Step 2: Detailed Explanation:
1. Let \( \alpha = \sin^{-1} \frac{1}{\sqrt{5}} \). This means \( \sin \alpha = \frac{1}{\sqrt{5}} \).
Using Pythagoras: \( \text{Base} = \sqrt{(\sqrt{5})^{2} - 1^{2}} = \sqrt{4} = 2 \).
So, \( \tan \alpha = \frac{1}{2} \implies \alpha = \tan^{-1} \frac{1}{2} \).
2. Let \( \beta = \cos^{-1} \frac{3}{\sqrt{10}} \). This means \( \cos \beta = \frac{3}{\sqrt{10}} \).

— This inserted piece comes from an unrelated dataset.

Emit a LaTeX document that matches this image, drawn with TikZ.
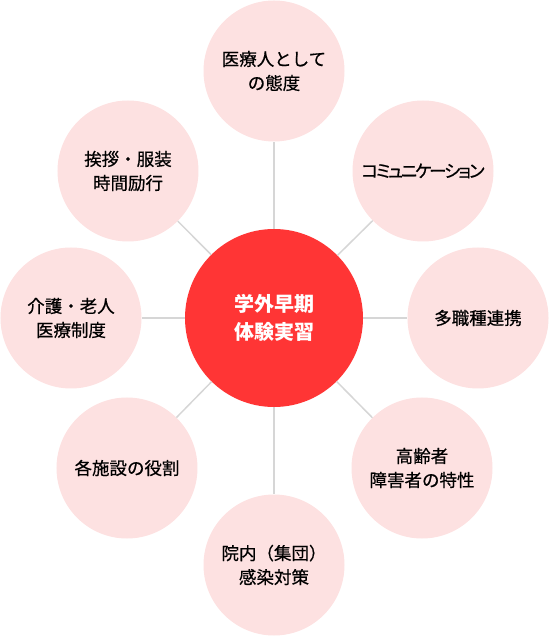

Using Pythagoras: \( \text{Perp} = \sqrt{(\sqrt{10})^{2} - 3^{2}} = \sqrt{1} = 1 \).
So, \( \tan \beta = \frac{1}{3} \implies \beta = \tan^{-1} \frac{1}{3} \).
3. Now, add \( \alpha + \beta \):
\[ \tan^{-1} \frac{1}{2} + \tan^{-1} \frac{1}{3} = \tan^{-1} \left( \frac{1/2 + 1/3}{1 - (1/2 \times 1/3)} \right) \]
\[ = \tan^{-1} \left( \frac{5/6}{1 - 1/6} \right) = \tan^{-1} \left( \frac{5/6}{5/6} \right) = \tan^{-1} 1 = \frac{\pi}{4} \].
Step 3: Final Answer:
The value is \( \pi/4 \).